Task description
The data below holds a line containing "Generate a Python" and a line containing "plt.rcParams['font.family'] = ['Lato', 'DejaVu"; please quote exactly those two lines and every line between them, and nothing else.

■ ■ ■ ■ ■

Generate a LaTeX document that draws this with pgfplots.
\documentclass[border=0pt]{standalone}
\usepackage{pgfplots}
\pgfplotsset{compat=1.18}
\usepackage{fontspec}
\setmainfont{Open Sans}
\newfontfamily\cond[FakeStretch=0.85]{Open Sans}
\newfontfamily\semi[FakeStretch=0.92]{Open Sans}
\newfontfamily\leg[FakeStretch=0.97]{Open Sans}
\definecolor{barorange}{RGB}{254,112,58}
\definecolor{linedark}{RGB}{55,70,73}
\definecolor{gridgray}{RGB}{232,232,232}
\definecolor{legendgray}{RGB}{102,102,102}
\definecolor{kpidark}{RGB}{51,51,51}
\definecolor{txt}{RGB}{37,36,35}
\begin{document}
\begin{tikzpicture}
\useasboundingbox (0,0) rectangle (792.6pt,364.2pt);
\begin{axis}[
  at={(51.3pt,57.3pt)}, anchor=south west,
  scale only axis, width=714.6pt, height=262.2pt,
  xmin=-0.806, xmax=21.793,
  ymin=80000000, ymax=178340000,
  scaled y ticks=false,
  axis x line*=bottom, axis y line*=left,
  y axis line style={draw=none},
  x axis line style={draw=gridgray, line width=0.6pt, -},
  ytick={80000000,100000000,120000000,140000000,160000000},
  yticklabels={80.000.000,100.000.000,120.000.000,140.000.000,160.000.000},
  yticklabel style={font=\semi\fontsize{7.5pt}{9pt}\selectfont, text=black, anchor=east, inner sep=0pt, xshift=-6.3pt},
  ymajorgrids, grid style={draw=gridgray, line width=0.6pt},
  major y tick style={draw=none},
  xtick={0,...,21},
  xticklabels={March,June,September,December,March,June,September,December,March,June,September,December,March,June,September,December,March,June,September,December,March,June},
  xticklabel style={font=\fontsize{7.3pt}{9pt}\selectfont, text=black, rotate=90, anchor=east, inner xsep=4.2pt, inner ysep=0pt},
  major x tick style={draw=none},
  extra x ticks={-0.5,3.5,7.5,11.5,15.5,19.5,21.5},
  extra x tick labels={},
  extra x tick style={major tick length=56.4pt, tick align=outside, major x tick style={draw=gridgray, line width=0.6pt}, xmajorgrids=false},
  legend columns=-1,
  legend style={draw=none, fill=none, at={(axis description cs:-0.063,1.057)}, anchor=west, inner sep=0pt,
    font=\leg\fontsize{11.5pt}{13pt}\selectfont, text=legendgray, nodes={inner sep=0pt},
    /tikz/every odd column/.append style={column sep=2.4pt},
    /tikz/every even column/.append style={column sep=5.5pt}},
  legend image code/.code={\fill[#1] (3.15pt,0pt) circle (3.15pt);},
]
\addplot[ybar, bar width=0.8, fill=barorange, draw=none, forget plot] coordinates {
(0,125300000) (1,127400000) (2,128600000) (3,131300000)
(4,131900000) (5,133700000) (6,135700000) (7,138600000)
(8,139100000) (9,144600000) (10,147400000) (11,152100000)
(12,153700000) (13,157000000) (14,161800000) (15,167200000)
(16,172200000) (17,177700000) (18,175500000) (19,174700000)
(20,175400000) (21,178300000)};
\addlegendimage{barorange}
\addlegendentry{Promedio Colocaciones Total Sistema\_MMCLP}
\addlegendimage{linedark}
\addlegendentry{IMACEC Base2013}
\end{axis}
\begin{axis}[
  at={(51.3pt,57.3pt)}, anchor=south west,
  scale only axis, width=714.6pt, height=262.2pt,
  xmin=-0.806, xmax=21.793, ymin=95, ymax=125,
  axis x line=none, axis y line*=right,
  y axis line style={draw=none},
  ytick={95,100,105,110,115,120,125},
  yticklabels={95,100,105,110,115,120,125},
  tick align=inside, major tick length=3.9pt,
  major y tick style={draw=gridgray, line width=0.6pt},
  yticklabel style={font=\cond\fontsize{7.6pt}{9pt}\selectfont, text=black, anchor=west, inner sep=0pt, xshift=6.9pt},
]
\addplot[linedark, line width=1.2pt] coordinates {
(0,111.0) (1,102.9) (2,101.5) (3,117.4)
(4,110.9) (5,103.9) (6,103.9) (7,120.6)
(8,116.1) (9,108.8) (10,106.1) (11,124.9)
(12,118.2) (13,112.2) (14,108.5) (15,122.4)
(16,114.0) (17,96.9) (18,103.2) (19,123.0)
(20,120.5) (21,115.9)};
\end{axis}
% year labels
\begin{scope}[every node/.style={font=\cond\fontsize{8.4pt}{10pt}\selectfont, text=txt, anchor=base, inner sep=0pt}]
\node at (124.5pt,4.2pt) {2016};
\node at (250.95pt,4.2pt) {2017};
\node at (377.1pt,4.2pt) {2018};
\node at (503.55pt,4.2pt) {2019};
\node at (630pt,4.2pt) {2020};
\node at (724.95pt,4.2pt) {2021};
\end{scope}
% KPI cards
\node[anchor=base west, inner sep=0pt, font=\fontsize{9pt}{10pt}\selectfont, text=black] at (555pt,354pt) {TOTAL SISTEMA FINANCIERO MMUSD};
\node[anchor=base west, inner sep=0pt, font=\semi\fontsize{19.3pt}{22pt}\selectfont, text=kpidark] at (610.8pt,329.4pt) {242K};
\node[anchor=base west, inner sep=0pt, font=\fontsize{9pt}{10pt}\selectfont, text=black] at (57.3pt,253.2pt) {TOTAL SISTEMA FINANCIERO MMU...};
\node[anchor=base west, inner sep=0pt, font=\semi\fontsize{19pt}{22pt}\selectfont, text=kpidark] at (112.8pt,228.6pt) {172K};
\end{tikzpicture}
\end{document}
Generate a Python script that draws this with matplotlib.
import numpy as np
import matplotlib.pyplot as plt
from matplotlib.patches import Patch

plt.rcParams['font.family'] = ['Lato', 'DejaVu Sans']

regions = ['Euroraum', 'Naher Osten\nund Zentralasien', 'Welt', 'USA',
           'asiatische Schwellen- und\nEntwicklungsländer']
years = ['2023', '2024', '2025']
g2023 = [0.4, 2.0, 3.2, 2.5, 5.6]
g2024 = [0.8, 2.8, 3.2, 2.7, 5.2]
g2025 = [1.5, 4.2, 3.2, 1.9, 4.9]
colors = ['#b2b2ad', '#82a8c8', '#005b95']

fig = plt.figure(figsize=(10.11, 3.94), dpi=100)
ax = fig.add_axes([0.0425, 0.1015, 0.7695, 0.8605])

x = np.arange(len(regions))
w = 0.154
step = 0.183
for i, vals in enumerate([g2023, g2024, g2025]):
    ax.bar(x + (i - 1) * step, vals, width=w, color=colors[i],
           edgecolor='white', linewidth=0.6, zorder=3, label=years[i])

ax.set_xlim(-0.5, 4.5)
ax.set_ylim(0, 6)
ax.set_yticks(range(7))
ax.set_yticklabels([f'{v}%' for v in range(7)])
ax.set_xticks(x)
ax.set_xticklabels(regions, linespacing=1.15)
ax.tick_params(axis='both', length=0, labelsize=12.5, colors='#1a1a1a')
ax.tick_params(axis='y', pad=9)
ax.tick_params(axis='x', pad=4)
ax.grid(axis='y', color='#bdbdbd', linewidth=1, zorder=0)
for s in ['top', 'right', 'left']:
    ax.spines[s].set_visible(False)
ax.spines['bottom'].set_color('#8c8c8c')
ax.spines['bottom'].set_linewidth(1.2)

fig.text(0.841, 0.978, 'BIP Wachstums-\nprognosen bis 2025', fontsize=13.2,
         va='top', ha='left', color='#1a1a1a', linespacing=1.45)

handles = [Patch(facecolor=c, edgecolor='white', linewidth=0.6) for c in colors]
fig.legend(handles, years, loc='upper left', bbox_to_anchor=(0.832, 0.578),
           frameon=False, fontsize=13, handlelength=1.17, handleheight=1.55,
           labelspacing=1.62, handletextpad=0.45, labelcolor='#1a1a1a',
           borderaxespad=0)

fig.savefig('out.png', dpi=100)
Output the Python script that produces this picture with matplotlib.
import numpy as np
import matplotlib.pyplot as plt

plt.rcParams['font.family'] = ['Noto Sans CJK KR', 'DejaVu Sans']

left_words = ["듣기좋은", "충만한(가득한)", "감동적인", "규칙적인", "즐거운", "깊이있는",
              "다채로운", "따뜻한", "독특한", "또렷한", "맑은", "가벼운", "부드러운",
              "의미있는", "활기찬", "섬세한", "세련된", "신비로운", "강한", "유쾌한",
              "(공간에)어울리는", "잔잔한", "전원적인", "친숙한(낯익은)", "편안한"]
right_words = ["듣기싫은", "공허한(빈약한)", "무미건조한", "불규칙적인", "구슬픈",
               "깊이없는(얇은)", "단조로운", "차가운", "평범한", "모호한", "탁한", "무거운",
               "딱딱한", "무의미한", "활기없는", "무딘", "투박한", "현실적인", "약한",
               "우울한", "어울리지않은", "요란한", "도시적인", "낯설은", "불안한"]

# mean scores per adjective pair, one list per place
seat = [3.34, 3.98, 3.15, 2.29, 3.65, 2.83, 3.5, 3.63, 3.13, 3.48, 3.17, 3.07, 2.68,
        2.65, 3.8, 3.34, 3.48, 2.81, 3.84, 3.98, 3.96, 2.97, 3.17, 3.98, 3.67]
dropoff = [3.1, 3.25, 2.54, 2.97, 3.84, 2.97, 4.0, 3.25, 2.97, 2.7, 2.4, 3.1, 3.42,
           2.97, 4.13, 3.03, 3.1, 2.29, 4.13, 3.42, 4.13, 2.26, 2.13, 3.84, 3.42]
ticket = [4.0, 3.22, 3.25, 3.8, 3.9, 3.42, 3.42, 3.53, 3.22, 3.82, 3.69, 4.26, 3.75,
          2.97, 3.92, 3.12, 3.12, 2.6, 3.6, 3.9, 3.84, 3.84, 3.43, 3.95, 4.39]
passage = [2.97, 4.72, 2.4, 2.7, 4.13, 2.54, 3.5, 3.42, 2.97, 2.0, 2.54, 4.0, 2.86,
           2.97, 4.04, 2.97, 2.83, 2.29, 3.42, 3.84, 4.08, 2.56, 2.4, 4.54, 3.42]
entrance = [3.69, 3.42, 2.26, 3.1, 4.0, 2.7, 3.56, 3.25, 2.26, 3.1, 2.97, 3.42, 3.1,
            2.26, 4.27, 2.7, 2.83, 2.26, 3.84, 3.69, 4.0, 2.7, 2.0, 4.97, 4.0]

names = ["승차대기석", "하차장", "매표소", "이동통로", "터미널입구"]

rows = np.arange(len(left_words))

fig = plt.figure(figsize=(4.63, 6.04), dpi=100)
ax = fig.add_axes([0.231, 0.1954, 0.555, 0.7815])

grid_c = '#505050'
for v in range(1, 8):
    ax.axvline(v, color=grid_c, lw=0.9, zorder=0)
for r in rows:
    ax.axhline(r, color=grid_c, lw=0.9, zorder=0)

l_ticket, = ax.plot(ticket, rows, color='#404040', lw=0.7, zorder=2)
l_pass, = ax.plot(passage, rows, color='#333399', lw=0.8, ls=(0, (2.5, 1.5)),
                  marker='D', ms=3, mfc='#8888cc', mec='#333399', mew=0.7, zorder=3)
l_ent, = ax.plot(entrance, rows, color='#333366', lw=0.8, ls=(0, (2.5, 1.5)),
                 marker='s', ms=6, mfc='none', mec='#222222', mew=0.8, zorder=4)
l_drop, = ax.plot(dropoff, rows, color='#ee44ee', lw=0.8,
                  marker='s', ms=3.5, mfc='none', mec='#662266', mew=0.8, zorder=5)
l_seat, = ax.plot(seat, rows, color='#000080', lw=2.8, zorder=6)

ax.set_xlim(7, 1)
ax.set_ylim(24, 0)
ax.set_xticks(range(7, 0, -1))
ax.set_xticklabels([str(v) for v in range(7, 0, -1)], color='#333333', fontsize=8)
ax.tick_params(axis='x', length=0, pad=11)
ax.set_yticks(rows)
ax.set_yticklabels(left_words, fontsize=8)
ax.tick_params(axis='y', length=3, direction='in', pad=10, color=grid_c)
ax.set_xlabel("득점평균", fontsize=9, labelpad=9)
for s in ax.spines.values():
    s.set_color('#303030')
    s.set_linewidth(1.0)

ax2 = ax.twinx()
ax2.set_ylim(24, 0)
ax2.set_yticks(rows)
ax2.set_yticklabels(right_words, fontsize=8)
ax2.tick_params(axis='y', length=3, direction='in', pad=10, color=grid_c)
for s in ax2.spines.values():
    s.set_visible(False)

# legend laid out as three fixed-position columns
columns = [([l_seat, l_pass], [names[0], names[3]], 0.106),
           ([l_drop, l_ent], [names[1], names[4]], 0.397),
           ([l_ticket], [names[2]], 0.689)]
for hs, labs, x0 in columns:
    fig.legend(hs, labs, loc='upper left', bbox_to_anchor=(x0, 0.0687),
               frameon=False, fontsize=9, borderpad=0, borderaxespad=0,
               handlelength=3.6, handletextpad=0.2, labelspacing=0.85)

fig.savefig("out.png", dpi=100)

■ ■ ■ ■ ■

Complete answer
Generate a Python script that draws this with matplotlib.
import numpy as np
import matplotlib.pyplot as plt
from matplotlib.patches import Patch

plt.rcParams['font.family'] = ['Lato', 'DejaVu Sans']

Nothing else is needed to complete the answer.